■ Given instruction
Print, word for word, every line from the beginning of the listing up to and including the line with "(taz) [dam] at". Pictures are to be excluded.

■ Data block
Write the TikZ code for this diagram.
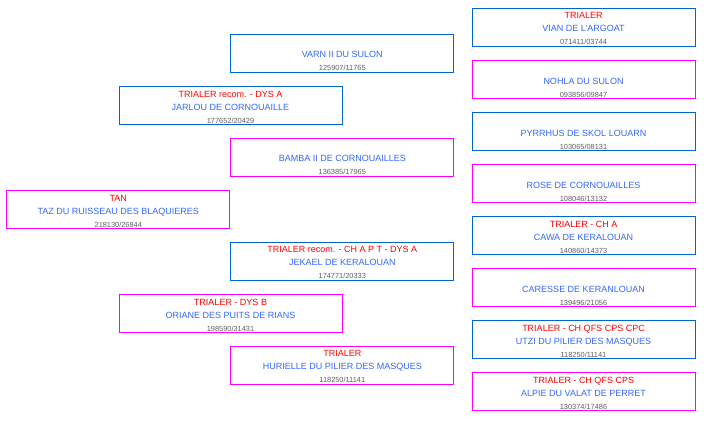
\documentclass[tikz,border=0pt]{standalone}
\usepackage{fontspec}
\setmainfont{Liberation Sans}
\usetikzlibrary{positioning}

\definecolor{penblue}{HTML}{0066CC}
\definecolor{penpink}{HTML}{FF00FF}
\definecolor{titlered}{HTML}{FF0000}
\definecolor{nameblue}{HTML}{3366FF}
\definecolor{idgray}{HTML}{5E5E5E}

% title / name / registration number
\newcommand{\dog}[3]{\rule{0pt}{10pt}{\color{titlered}#1}\\{\color{nameblue}#2}\\{\color{idgray}\fontsize{7.4}{13}\selectfont #3}\rule[-1.6pt]{0pt}{1.6pt}}

\begin{document}
\begin{tikzpicture}[
    x=1pt, y=-1pt,
    node distance=52pt, on grid,
    every node/.style={font=\fontsize{9}{13}\selectfont},
    box/.style={rectangle, draw, line width=1pt, minimum width=223pt, minimum height=38pt, inner sep=0pt, align=center},
    sire/.style={box, draw=penblue},
    dam/.style={box, draw=penpink}
]
\useasboundingbox (0,0) rectangle (706,420);

% generation 1
\node (taz) [dam] at (118.3,209.8) {\dog{TAN}{TAZ DU RUISSEAU DES BLAQUIERES}{218130/26844}};

% generation 2
\node (jarlou) [sire] at (230.5,105.8) {\dog{TRIALER recom. - DYS A}{JARLOU DE CORNOUAILLE}{177652/20429}};
\node (oriane) [dam, below=208pt of jarlou] {\dog{TRIALER - DYS B}{ORIANE DES PUITS DE RIANS}{198590/31431}};

% generation 3
\node (varn) [sire] at (342.3,53.7) {\dog{}{VARN II DU SULON}{125907/11765}};
\node (bamba) [dam, below=104pt of varn] {\dog{}{BAMBA II DE CORNOUAILLES}{136385/17965}};
\node (jekael) [sire, below=104pt of bamba] {\dog{TRIALER recom. - CH A P T - DYS A}{JEKAEL DE KERALOUAN}{174771/20333}};
\node (hurielle) [dam, below=104pt of jekael] {\dog{TRIALER}{HURIELLE DU PILIER DES MASQUES}{118250/11141}};

% generation 4
\node (vian) [sire] at (583.5,27.8) {\dog{TRIALER}{VIAN DE L'ARGOAT}{071411/03744}};
\node (nohla) [dam, below=of vian] {\dog{}{NOHLA DU SULON}{093856/09847}};
\node (pyrrhus) [sire, below=of nohla] {\dog{}{PYRRHUS DE SKOL LOUARN}{103065/08131}};
\node (rose) [dam, below=of pyrrhus] {\dog{}{ROSE DE CORNOUAILLES}{108046/13132}};
\node (cawa) [sire, below=of rose] {\dog{TRIALER - CH A}{CAWA DE KERALOUAN}{140860/14373}};
\node (caresse) [dam, below=of cawa] {\dog{}{CARESSE DE KERANLOUAN}{139496/21056}};
\node (utzi) [sire, below=of caresse] {\dog{TRIALER - CH QFS CPS CPC}{UTZI DU PILIER DES MASQUES}{118250/11141}};
\node (alpie) [dam, below=of utzi] {\dog{TRIALER - CH QFS CPS}{ALPIE DU VALAT DE PERRET}{130374/17486}};
\end{tikzpicture}
\end{document}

■ Result of the exercise
Write the TikZ code for this diagram.
\documentclass[tikz,border=0pt]{standalone}
\usepackage{fontspec}
\setmainfont{Liberation Sans}
\usetikzlibrary{positioning}

\definecolor{penblue}{HTML}{0066CC}
\definecolor{penpink}{HTML}{FF00FF}
\definecolor{titlered}{HTML}{FF0000}
\definecolor{nameblue}{HTML}{3366FF}
\definecolor{idgray}{HTML}{5E5E5E}

% title / name / registration number
\newcommand{\dog}[3]{\rule{0pt}{10pt}{\color{titlered}#1}\\{\color{nameblue}#2}\\{\color{idgray}\fontsize{7.4}{13}\selectfont #3}\rule[-1.6pt]{0pt}{1.6pt}}

\begin{document}
\begin{tikzpicture}[
    x=1pt, y=-1pt,
    node distance=52pt, on grid,
    every node/.style={font=\fontsize{9}{13}\selectfont},
    box/.style={rectangle, draw, line width=1pt, minimum width=223pt, minimum height=38pt, inner sep=0pt, align=center},
    sire/.style={box, draw=penblue},
    dam/.style={box, draw=penpink}
]
\useasboundingbox (0,0) rectangle (706,420);

% generation 1
\node (taz) [dam] at (118.3,209.8) {\dog{TAN}{TAZ DU RUISSEAU DES BLAQUIERES}{218130/26844}};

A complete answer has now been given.